A lot of Starseer’s Ruin is told from that nonhuman perspective, including the main narrative arc that drives the story. This echoes some of your other works, such as the arachnid civilization in Children of Time. What methods do you use to escape overly-anthropocentric thinking when building those viewpoints?
AT: I always said that Day of Ascension was book about a predatory ideology that sets human life and naught and perpetuates itself through the constantly devouring of lives, and that’s just the Imperium! Whilst there’s a real challenge in making the Cult anything like heroic, the Imperium (and the AdMech) are definitely doing a lot of the heavy lifting. Honestly, as a writer I’m always interested in going places that others haven’t yet explored, and that tends to mean leaving the traditional hero figures behind. Having something really
different as your protagonist is just inherently more interesting to me. Whether it’s uplifted spiders, bioengineered dogs and bears, the Cult or the Seraphon. In Warhammer in particular there’s so much fertile idea-space created by all of these weird species and cultures and civilizations.
GH: As a reader there was one small narrative choice I disagreed with in Starseer’s Ruin. At the end of the book in the final chapter that featured Perlo’s POV, she’s wrestling with the path of her future that’s been revealed to her by the Seraphon and there’s this terrific tension between who has the right of it.
Is the Great Plan of the Seraphon truly unalterable, or is there some desperate hope left for Perlo as she rages against her fate? That seemed a great place to leave it, with that hanging ambiguity, but you chose to resolve it with the words “and she knew that she was lost” after Chaos whispers to her. Was it important to remove any doubt as to her ultimate destiny?
AT: It was a tough call. I think it
could have been left open, but closing the door (in the traditionally grim Warhammer way) felt more satisfying. And besides, we
know it has to happen. We’ve seen it in the prophecy. And apparently her falling to Chaos is part of a chain of events that leads to… eventual good things, from the perspective of the Slann. So Perlo’s fall is a sort of poison chalice for Chaos, perhaps.
GH: Finally, what would you want readers to notice about the craft of Starseer’s Ruin that they might miss on a first read—whether it’s foreshadowing, structural choices, or subtle character beats?

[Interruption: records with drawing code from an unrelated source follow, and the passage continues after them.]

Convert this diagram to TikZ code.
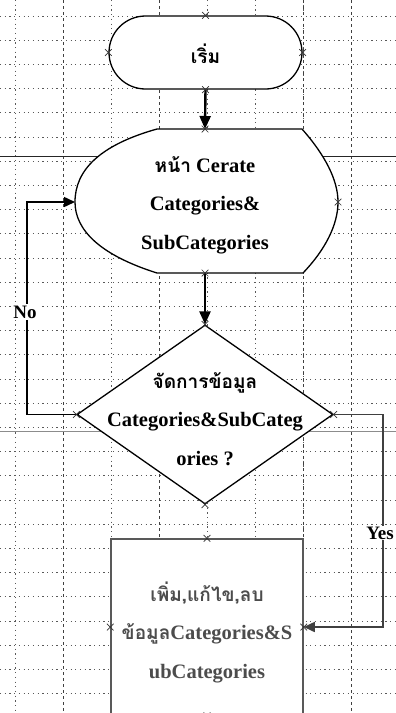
\documentclass[tikz,border=0pt]{standalone}
\usepackage{fontspec}
\setmainfont{Liberation Serif}
\newfontfamily\thaifont[Script=Thai,Scale=0.93]{Loma}
\usetikzlibrary{arrows.meta,shapes.geometric,shapes.misc}
\begin{document}
\begin{tikzpicture}[x=1pt,y=-1pt,
  txt/.style={font=\bfseries\fontsize{20.5}{38.5}\selectfont, align=center, inner sep=0pt},
  shapeline/.style={draw=black, line width=1.3pt},
  greyline/.style={draw=black!65, line width=1.5pt},
  xmark/.style={cross out, draw=black!80, minimum size=6pt, inner sep=0pt, line width=0.7pt},
  gridline/.style={black!65, line width=0.7pt, dash pattern=on 1.2pt off 3.5pt},
  majorgrid/.style={black!75, line width=0.8pt, dash pattern=on 3pt off 3pt},
  thickarrow/.style={line width=2.4pt, -{Triangle[length=13pt,width=11pt]}},
  looparrow/.style={line width=1.5pt, -{Triangle[length=11pt,width=10pt]}},
  lbl/.style={font=\bfseries\fontsize{19}{22}\selectfont, fill=white, inner sep=2pt}
]
\useasboundingbox (0,0) rectangle (396,713);
\clip (0,0) rectangle (396,713);
\fill[white] (0,0) rectangle (396,713);
% grid
\foreach \k in {0,2,4,5,6,8} {
  \draw[gridline] (15+48.1*\k,0) -- (15+48.1*\k,713);
}
\foreach \k in {1,3,6,7} {
  \draw[majorgrid] (15+48.1*\k,0) -- (15+48.1*\k,713);
}
\foreach \k in {0,...,29} {
  \draw[gridline] (0,16+24.2*\k) -- (396,16+24.2*\k);
}
% page break lines
\draw[black!85, line width=0.8pt] (0,156) -- (396,156);
\draw[black!45, line width=1pt] (0,431) -- (396,431);

% start terminator
\node[rounded rectangle, shapeline, fill=white, minimum width=193pt, minimum height=73pt, inner sep=0pt] (start) at (205.5,52.5) {};
\node[txt] (starttxt) at (205.5,54) {{\thaifont\bfseries เริ่ม}};

% display shape
\coordinate (dispT) at (205,129);
\coordinate (dispB) at (205,273);
\coordinate (dispL) at (75,202);
\coordinate (dispR) at (338,202);
\draw[shapeline, fill=white] (157,129) -- (302,129)
  .. controls (325,155) and (338,180) .. (dispR)
  .. controls (338,225) and (325,250) .. (303,273)
  -- (157,273)
  .. controls (100,255) and (75,230) .. (dispL)
  .. controls (75,170) and (100,145) .. (157,129) -- cycle;
\node[txt] (disptxt) at (205,205) {{\thaifont\bfseries หน้า} Cerate\\Categories\&\\SubCategories};

% decision
\node[diamond, shapeline, fill=white, minimum width=256pt, minimum height=179pt, inner sep=0pt] (dia) at (205,414.5) {};
\node[txt] (diatxt) at (205,419) {{\thaifont\bfseries จัดการข้อมูล}\\Categories\&SubCateg\\ories ?};

% process box
\node[rectangle, greyline, fill=white, minimum width=192pt, minimum height=176pt, inner sep=0pt] (box) at (207,627) {};
\node[txt, text=black!70] (boxtxt) at (207,632) {{\thaifont\bfseries เพิ่ม,แก้ไข,ลบ}\\{\thaifont\bfseries ข้อมูล}Categories\&S\\ubCategories};

% connectors
\draw[thickarrow] (start.south) -- (dispT);
\draw[thickarrow] (dispB) -- (dia.north);

\coordinate (noBend) at (27,414.5);
\draw[looparrow] (dia.west) -- (noBend) |- (dispL);
\node[lbl] (nolbl) at (25,312) {No};

\coordinate (yesBend) at (383,414.5);
\coordinate (yesBend2) at (383,627);
\draw[looparrow, black!75] (dia.east) -- (yesBend) -- (yesBend2) -- (box.east);
\node[lbl, anchor=east, inner sep=1pt] (yeslbl) at (395,533) {Yes};

% connection point markers
\node[xmark] (m1) at (start.north) {};
\node[xmark] (m2) at (start.west) {};
\node[xmark] (m3) at (start.east) {};
\node[xmark] (m4) at (start.south) {};
\node[xmark] (m5) at (dispT) {};
\node[xmark] (m6) at (dispR) {};
\node[xmark] (m7) at (dispB) {};
\node[xmark] (m8) at (dia.north) {};
\node[xmark] (m9) at (dia.west) {};
\node[xmark] (m10) at (dia.east) {};
\node[xmark] (m11) at (dia.south) {};
\node[xmark] (m12) at (box.north) {};
\node[xmark] (m13) at (box.west) {};
\node[xmark] (m14) at (box.east) {};
\node[xmark] (m15) at (box.south) {};
\end{tikzpicture}
\end{document}
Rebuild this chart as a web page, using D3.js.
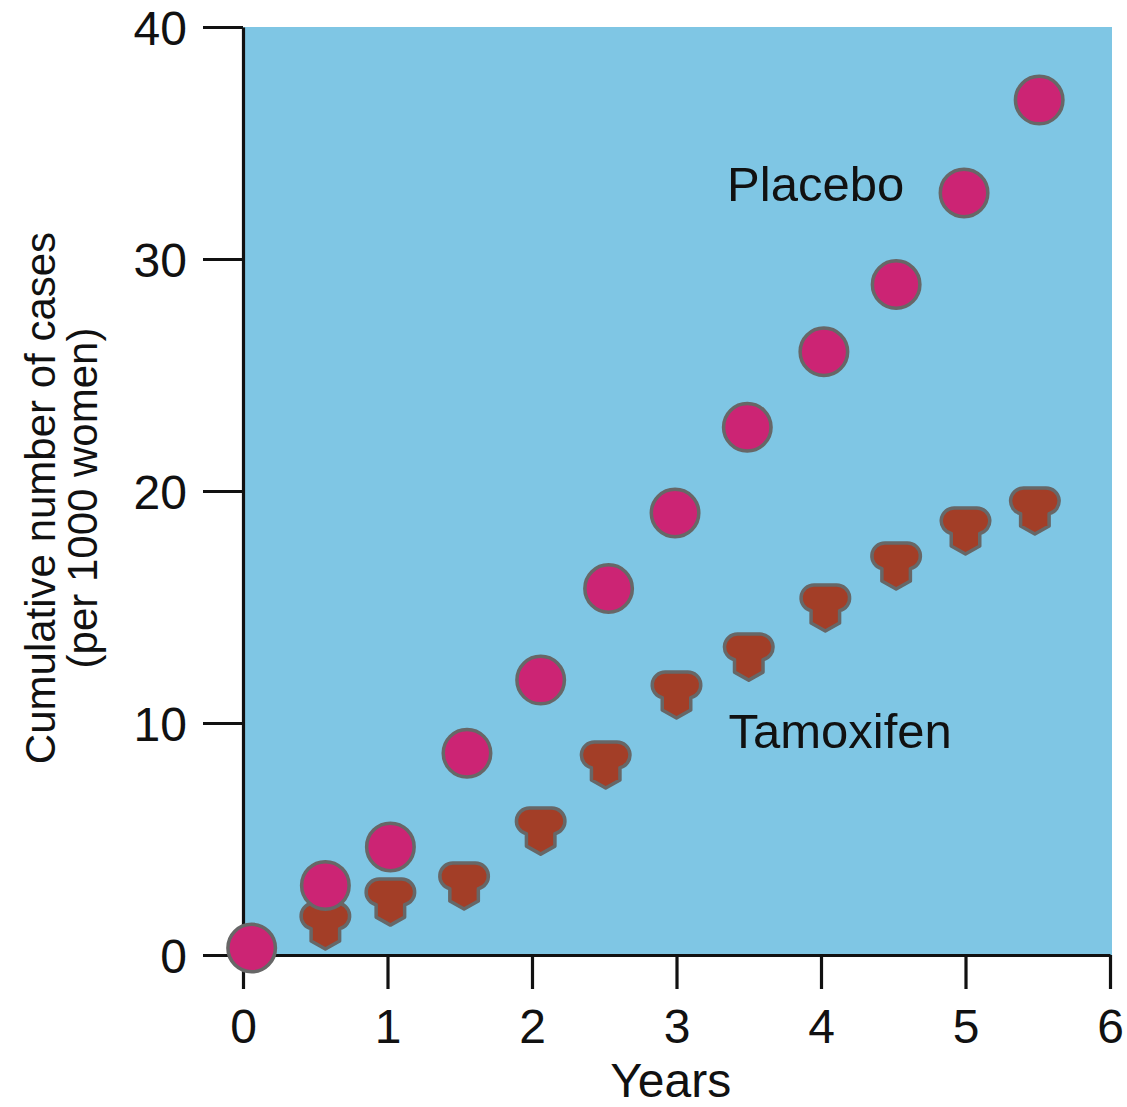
<!DOCTYPE html>
<html>
<head>
<meta charset="utf-8">
<script src="https://cdn.jsdelivr.net/npm/d3@7"></script>
<style>
  html, body { margin: 0; padding: 0; background: #ffffff; }
  text { font-family: "Liberation Sans", Arial, Helvetica, sans-serif; fill: #111; }
</style>
</head>
<body>
<svg id="chart" width="1127" height="1107"></svg>
<script>
// ---- data ----
const placeboYears  = [0.06, 0.57, 1.02, 1.55, 2.06, 2.53, 2.99, 3.49, 4.02, 4.52, 4.99, 5.51];
const placeboCases  = [0.3, 3.0, 4.66, 8.7, 11.85, 15.8, 19.05, 22.75, 26.0, 28.9, 32.85, 36.85];
const tamoxYears    = [0.57, 1.02, 1.53, 2.06, 2.51, 3.0, 3.5, 4.03, 4.52, 5.0, 5.48];
const tamoxCases    = [1.25, 2.28, 2.97, 5.34, 8.19, 11.21, 12.84, 14.96, 16.77, 18.28, 19.14];
const xTicks = [0, 1, 2, 3, 4, 5, 6];
const yTicks = [0, 10, 20, 30, 40];
const seriesLabels = ["Placebo", "Tamoxifen"];
const xTitle = "Years";
const yTitleLines = ["Cumulative number of cases", "(per 1000 women)"];

// ---- layout ----
const margin = {left: 243, top: 27, right: 17, bottom: 152};
const W = 1127, H = 1107;
const width = W - margin.left - margin.right;   // 867
const height = H - margin.top - margin.bottom;  // 928

const svg = d3.select("#chart");
const g = svg.append("g").attr("transform", `translate(${margin.left},${margin.top})`);

const x = d3.scaleLinear().domain([0, 6]).range([0, width]);
const y = d3.scaleLinear().domain([0, 40]).range([height, 0]);

// background
g.append("rect")
  .attr("x", 0).attr("y", 0)
  .attr("width", width + 2).attr("height", height)
  .attr("fill", "#7fc6e4");

// axes
const fmt = d3.format("d");
const yAxis = d3.axisLeft(y).tickValues(yTicks).tickFormat(fmt).tickSize(40).tickSizeOuter(0).tickPadding(16);
const xAxis = d3.axisBottom(x).tickValues(xTicks).tickFormat(fmt).tickSize(34).tickSizeOuter(0).tickPadding(20);

const gy = g.append("g").call(yAxis);
const gx = g.append("g").attr("transform", `translate(0,${height})`).call(xAxis);

[gx, gy].forEach(a => {
  a.selectAll("path.domain").attr("stroke", "#111").attr("stroke-width", 3.2);
  a.selectAll(".tick line").attr("stroke", "#111").attr("stroke-width", 3.2);
  a.selectAll(".tick text").style("font-size", "48px").attr("fill", "#111")
    .style("font-family", "'Liberation Sans', Arial, Helvetica, sans-serif");
});
gy.selectAll(".tick text").attr("dy", "0.36em");

// tamoxifen marker shape (centred on the data point)
const tamoxPath = "M -11.25 -23 L 11.25 -23 A 13 13 0 0 1 14.25 2.65 L 14.25 15 L 0 23 L -14.25 15 L -14.25 2.65 A 13 13 0 0 1 -11.25 -23 Z";

const tamox = tamoxYears.map((v, i) => ({x: v, y: tamoxCases[i]}));
const placebo = placeboYears.map((v, i) => ({x: v, y: placeboCases[i]}));

g.append("g").selectAll("path.tam")
  .data(tamox).join("path")
  .attr("class", "tam")
  .attr("d", tamoxPath)
  .attr("transform", d => `translate(${x(d.x)},${y(d.y)})`)
  .attr("fill", "#a33e27")
  .attr("stroke", "#676767")
  .attr("stroke-width", 3.5)
  .attr("stroke-linejoin", "round");

g.append("g").selectAll("circle.pl")
  .data(placebo).join("circle")
  .attr("class", "pl")
  .attr("cx", d => x(d.x))
  .attr("cy", d => y(d.y))
  .attr("r", 23.75)
  .attr("fill", "#cc2474")
  .attr("stroke", "#676767")
  .attr("stroke-width", 3.5);

// series labels
g.append("text").attr("x", x(3.35)).attr("y", y(32.5))
  .style("font-size", "49px").text(seriesLabels[0]);
g.append("text").attr("x", x(3.36)).attr("y", y(8.92))
  .style("font-size", "49px").text(seriesLabels[1]);

// axis titles
g.append("text")
  .attr("x", x(2.96)).attr("y", height + 142)
  .attr("text-anchor", "middle")
  .style("font-size", "48px")
  .text(xTitle);

const yt = svg.append("text")
  .attr("transform", `translate(55,${margin.top + y(20) + 7}) rotate(-90)`)
  .attr("text-anchor", "middle")
  .style("font-size", "42px");
yt.append("tspan").attr("x", 0).attr("dy", 0).text(yTitleLines[0]);
yt.append("tspan").attr("x", 0).attr("dy", 42).text(yTitleLines[1]);
</script>
</body>
</html>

AT: Honestly there is a basic conceit very deeply buried in the story, which is “How the Slann Solve Small Problems.” In this case, Irixi’s master has basically forgotten a small note he previously made, and to him the absolute simplest way to get past this little bout of bad memory is what leads to all the utter madness and colossal magical ritual of the back end of the book. I was just having an enormous amount of fun with the idea of creatures whose minds were so big and spread out that just doing anything in a simple, straightforward manner would never occur to them.
Image credit: Games Workshop
Many thanks again to Adrian Tchaikovsky for taking the time (over the holidays, no less!) to connect with us about
Starseer's Ruin. It's always fascinating to see the author's thoughts around the crafting of a book, and while we sadly didn't get a Special or Limited Edition of this one, we can always hope for the next!
Footnotes
- Yes, I'm old.
- I chewed this bone enough in a recent Black Library Weekly column, so I'm not gonna go into it here as much.

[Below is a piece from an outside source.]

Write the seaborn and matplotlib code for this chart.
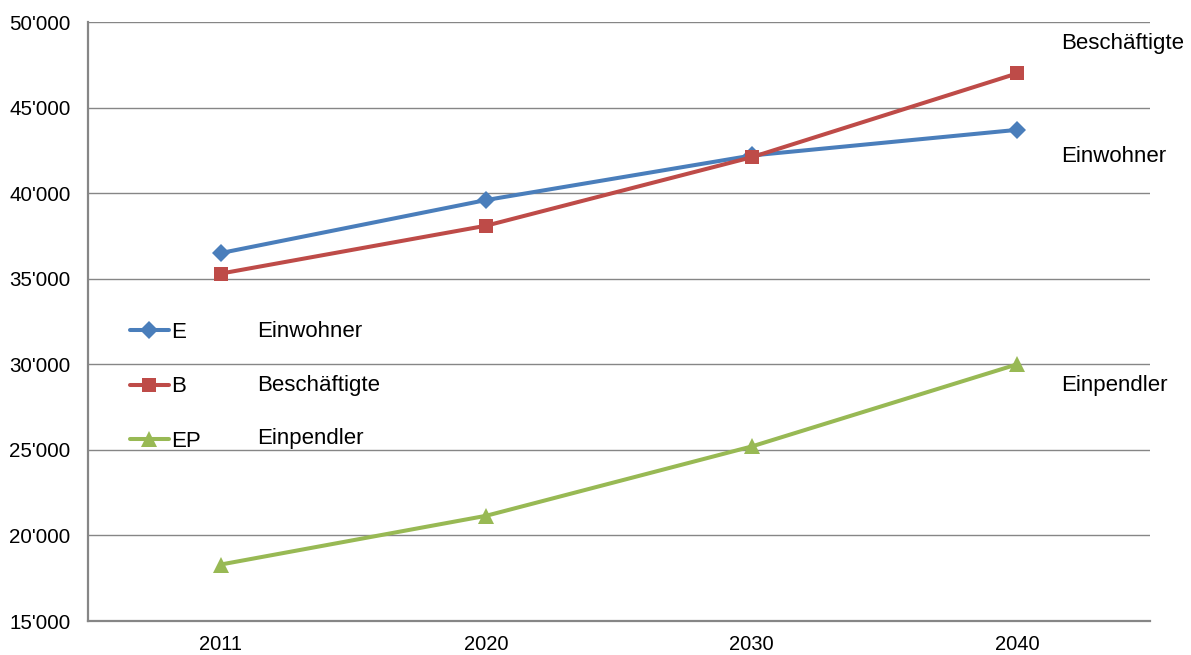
import matplotlib
matplotlib.use("Agg")
import matplotlib.pyplot as plt
import matplotlib.ticker as mticker
import seaborn as sns
import pandas as pd

years = ["2011", "2020", "2030", "2040"]
einwohner = [36500, 39600, 42200, 43700]
beschaeftigte = [35300, 38100, 42100, 47000]
einpendler = [18300, 21150, 25200, 30000]

codes = ["E", "B", "EP"]
names = ["Einwohner", "Beschäftigte", "Einpendler"]
colors = ["#4A7EBB", "#BE4B48", "#98B954"]
markers = ["D", "s", "^"]
msizes = [9, 10, 11]

sns.set_style("white")
plt.rcParams["font.family"] = ["Liberation Sans", "DejaVu Sans"]
plt.rcParams["font.size"] = 16
plt.rcParams["text.color"] = "black"
plt.rcParams["xtick.labelcolor"] = "black"
plt.rcParams["ytick.labelcolor"] = "black"

fig = plt.figure(figsize=(11.91, 6.55), dpi=100)
ax = fig.add_axes([0.0739, 0.0519, 0.8917, 0.9145])

series = [einwohner, beschaeftigte, einpendler]
for vals, code, col, mk, ms in zip(series, codes, colors, markers, msizes):
    df = pd.DataFrame({"Jahr": years, "Wert": vals})
    sns.lineplot(data=df, x="Jahr", y="Wert", ax=ax, color=col, marker=mk,
                 markersize=ms, markeredgewidth=0, linewidth=2.9, label=code)

ax.set_xlim(-0.5, 3.5)
ax.set_ylim(15000, 50000)
ax.yaxis.set_major_locator(mticker.MultipleLocator(5000))
ax.yaxis.set_major_formatter(mticker.FuncFormatter(lambda v, p: f"{int(v):,}".replace(",", "'")))
ax.set_xticks(range(len(years)))
ax.set_xticklabels(years)
ax.set_xticks([-0.5, 0.5, 1.5, 2.5, 3.5], minor=True)
ax.tick_params(axis="x", which="major", length=0, pad=10, labelsize=14.5)
ax.tick_params(axis="x", which="minor", length=5, width=1.2, color="#868686", direction="out")
ax.tick_params(axis="y", which="major", length=5, width=1.2, color="#868686", direction="out", pad=7.5, labelsize=14.8)
ax.set_xlabel("")
ax.set_ylabel("")
ax.grid(axis="y", color="#868686", linewidth=1)
ax.set_axisbelow(True)
for s in ["top", "right"]:
    ax.spines[s].set_visible(False)
for s in ["left", "bottom"]:
    ax.spines[s].set_color("#868686")
    ax.spines[s].set_linewidth(1.6)

leg = ax.legend(loc="upper left", bbox_to_anchor=(0.0395, 0.499), frameon=False,
                borderpad=0, borderaxespad=0, handlelength=1.75, handletextpad=0.12,
                labelspacing=1.5, fontsize=16)

for name, yy in zip(names, [0.484, 0.394, 0.304]):
    ax.text(0.159, yy, name, transform=ax.transAxes, fontsize=16, va="center", ha="left")

for name, yy in zip(names, [0.776, 0.964, 0.394]):
    ax.text(0.916, yy, name, transform=ax.transAxes, fontsize=16, va="center", ha="left", clip_on=False)

fig.savefig("out.png", dpi=100)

- The sharp-eyed reader will note that in a previous question, Tchaikovsky refers to Irixi as "she." Whether that's a tell as to what gender Irixi was before the de-gendering he mentions here, or a simple typo is a question we'll leave for Freud to answer.
- Since I already warned about spoilers, I'll note that he's talking about Vael, the Stormcast Eternal. The segments in this book about Vael and his desperate efforts to cling to the last shred of his memory of himself is one of the book's most poignant arcs.